Ketiga, pengawasan atas aktivitas mencurigakan di lingkungan sekitar harus terus dikembangkan. Dan laporkan kepada pihak aparat keamanan. Masyarakat harus disadarkan bahwa bahaya narkoba bisa menghampiri pintu depan dan pintu belakang mereka, lalu “mengambil” keluarga mereka. Diharapkan sekali, orangtua dapat melaksanakan peran dan tanggung jawabnya. Misalnya, memberi pengertian dan pengetahuan pada anak-anak dan remaja betapa berbahayanya narkoba. Selanjutnya ikut berpartisipasi dan mendukung lembaga sosial atau lembaga agama yang intens dalam pencegahan penyalahgunaan narkoba.

Keempat, penanganan persoalan peredaran dan penyalahgunaan narkoba harus lebih serius dilakukan secara bersama pemerintah Kota/kabupaten dan provinsi.
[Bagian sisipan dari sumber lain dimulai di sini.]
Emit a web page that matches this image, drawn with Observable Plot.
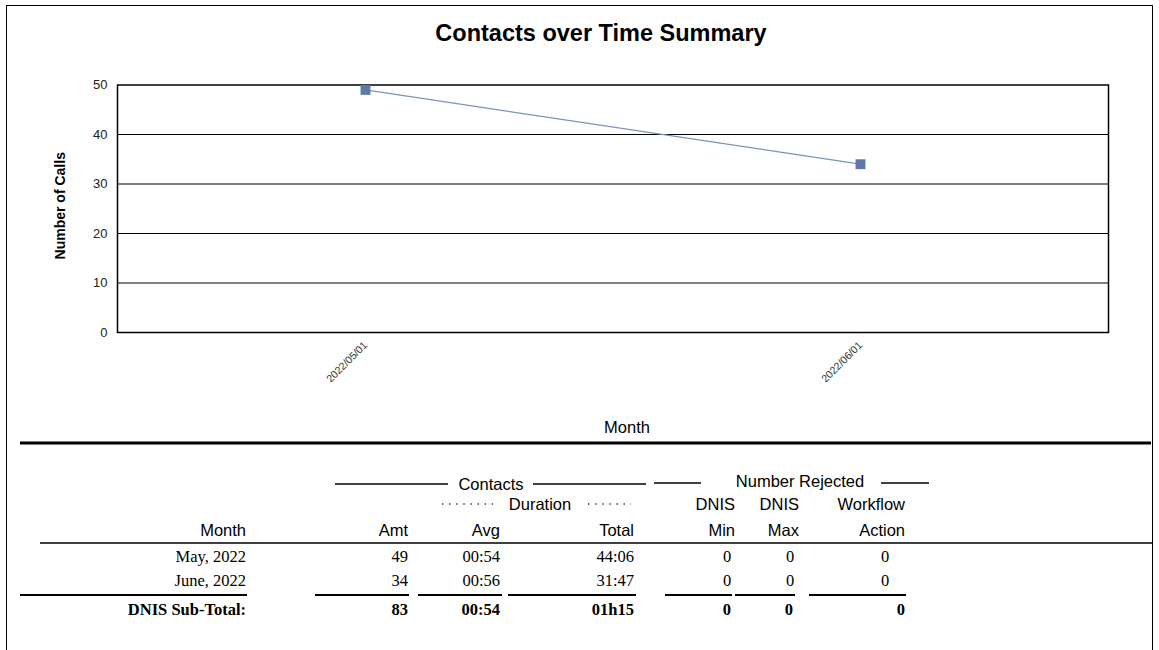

Misalnya, seberapa banyak tingkat penurunan pemakai narkoba di kalangan umur tertentu. Demikian juga, seberapa banyak pemasok atau pendistribusian yang tertangkap dan sudah diajukan ke meja pengadilan. Kemudian, seberapa banyak barang-barang haram tersebut telah disita dari peredarannya di pasaran. Semuanya ini menjadi bukti dari cerminan untuk memberantas narkoba.

Kelima, koordinasi dan optimalisasi peran Badan Narkotika Nasional (BNN), BNP Provinsi, BNP Kota/Kabupaten sampai ke tingkat akar rumput untuk memutus peredaran narkoba dari hulu sampai hilir. Kita harus serius memerangi narkoba! Dibutuhkan kerja keras dan cerdas dari setiap elemen bangsa. Terakhir, katakan TIDAK pada narkoba!